Legge di Bilancio

Per i dipendenti degli Enti Locali la prima legge di bilancio firmata dal “Governo del cambiamento” in realtà non appare molto diversa da quelle varate dai governi precedenti.

Diverse sono le norme infatti che riguardano il personale  dipendente pubblico delle autonomie locali, ma nessuna pare avere quell’ampio respiro e quell’innovatività di cui avrebbe tanto bisogno il settore.
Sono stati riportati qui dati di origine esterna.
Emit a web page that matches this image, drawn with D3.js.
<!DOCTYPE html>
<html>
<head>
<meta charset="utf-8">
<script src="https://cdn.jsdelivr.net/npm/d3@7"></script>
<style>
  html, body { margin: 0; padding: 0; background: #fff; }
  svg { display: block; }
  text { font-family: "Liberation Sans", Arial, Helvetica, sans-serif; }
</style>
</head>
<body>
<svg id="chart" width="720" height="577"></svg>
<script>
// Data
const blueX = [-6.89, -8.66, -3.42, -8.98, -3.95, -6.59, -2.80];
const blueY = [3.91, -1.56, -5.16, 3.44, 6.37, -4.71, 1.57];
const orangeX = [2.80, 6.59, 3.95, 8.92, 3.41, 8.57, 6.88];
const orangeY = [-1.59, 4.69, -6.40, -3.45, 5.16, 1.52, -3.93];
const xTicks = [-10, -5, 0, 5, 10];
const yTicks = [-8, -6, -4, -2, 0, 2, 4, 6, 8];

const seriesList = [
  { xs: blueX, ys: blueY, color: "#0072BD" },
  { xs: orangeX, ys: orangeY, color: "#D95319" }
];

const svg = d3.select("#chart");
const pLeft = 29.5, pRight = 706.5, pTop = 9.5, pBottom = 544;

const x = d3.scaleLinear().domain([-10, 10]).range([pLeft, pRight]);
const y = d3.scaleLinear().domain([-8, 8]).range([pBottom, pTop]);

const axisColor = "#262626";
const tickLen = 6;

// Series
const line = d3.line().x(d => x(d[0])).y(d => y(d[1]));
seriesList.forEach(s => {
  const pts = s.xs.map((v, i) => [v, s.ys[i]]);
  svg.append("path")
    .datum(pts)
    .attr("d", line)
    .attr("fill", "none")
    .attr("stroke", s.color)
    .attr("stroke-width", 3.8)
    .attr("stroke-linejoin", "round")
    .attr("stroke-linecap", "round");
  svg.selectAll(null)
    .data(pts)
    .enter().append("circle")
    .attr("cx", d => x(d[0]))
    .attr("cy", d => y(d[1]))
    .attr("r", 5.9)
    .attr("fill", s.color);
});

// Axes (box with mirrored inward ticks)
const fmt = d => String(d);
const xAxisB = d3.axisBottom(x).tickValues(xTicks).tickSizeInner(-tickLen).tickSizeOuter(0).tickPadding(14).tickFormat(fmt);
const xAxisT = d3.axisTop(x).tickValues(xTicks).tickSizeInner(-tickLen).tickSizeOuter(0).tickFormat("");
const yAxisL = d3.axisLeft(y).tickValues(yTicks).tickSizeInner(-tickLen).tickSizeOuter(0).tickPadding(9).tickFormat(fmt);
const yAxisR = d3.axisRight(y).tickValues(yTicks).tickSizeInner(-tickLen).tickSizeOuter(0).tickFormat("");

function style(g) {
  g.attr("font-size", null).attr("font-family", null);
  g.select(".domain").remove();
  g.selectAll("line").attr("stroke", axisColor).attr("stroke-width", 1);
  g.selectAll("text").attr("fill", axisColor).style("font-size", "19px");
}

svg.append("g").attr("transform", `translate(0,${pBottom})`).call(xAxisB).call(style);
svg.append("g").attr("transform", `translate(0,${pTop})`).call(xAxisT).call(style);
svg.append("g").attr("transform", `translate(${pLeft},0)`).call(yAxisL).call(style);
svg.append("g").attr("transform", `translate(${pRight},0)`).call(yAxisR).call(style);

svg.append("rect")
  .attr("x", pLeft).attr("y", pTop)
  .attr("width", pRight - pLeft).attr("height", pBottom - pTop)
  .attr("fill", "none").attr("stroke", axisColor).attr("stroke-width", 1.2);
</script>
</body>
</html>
Nello specifico , seguendo l’ordine in cui si susseguono i vari commi della legge:

  • si disciplina l’utilizzo condiviso del personale tra più enti (ribadendo quanto peraltro già previsto dal CCNL del 2004);
  • si destina una quota del fondo per il reddito di cittadinanza per l’assunzione di 4000 unità di personale da utilizzare per potenziare i centri per l’impiego, specificando che il personale a tempo indeterminato già in servizio presso i centri per l’impiego rimane inquadrato in detti ruoli provinciali e non viene trasferito alla Regione, mentre quello assunto a tempo determinato o come co.co.co  rimane in carico a città metropolitane e province solo se dette funzioni non sono state loro attribuite con legge regionale;
  • Si stabilisce che dal 2019 le graduatorie dei concorsi saranno valide tre anni ma solo ed esclusivamente per la copertura dei posti messi a concorso, di fatto quindi “abolendo” gli idonei, con un periodo ponte nel quale terminano di espletare effetti le graduatorie antecedenti.

(Questa norma verosimilmente persegue l’obiettivo di evitare di ingenerare aspettative in coloro i quali si sono collocati più o meno a ridosso dei vincitori, ma sta facendo preoccupare più di un amministratore per il fatto che da oggi sarà necessario espletare un concorso ogni qualvolta ci sia bisogno di assumere una figura professionale, con relativi tempi tecnici ma soprattutto costi della procedura).

Sempre nella stessa direzione va anche l’eliminazione dell’obbligo di attingere a graduatorie ancora valide prima di espletare un nuovo concorso.

  • Relativamente allo stanziamento delle risorse necessarie per il rinnovo del Contratto nazionale, scaduto il 31 dicembre 2018, la legge di bilancio si limita stabilire che gli enti locali dovranno stanziare a carico del loro bilancio le somme necessarie all’erogazione dell’Indennità di vacanza contrattuale, pari allo 0,42% dello stipendio tabellare  per i mesi da aprile a  giugno e allo 0,70% dal mese di luglio;
  • Si prevede inoltre, sempre che si rispettino i limiti di spesa attualmente vigenti,  l’assunzione di LSU e LPU attraverso selezioni riservate nei limiti del 50% delle capacità assunzionali dell’Ente;
  • Si stabilisce che se a seguito dei servizi di lotta all’evasione fiscale si accerti e riscuota un maggior gettito per TARI e IMU, fino ad un massimo del 5% di tale maggior gettito possa essere destinato al fondo delle risorse decentrate.

Come si può vedere quindi nessun provvedimento importante, nonostante le richieste e le attese fossero tante e legittime: ne l’abolizione dell’odioso termine biennale di liquidazione del TFR (nonostante i ricorsi giudiziali già avviati in diversi Tribunali), né la defiscalizzazione del salario accessorio come avviene nel privato, men che meno le risorse per il giusto rinnovo del CCNL.

Anzi, adesso che si conosce anche il testo del decreto che stabilisce le condizioni per accedere al pensionamento con la cosiddetta “quota 100” si aggiunge un’ulteriore disparità: non solo non si parifica il termine di liquidazione del TFR, ma nel caso di quota 100 questo viene (in parte) semplicemente anticipato dalle banche e  una quota degli interessi da liquidare a queste è a carico dei lavoratori.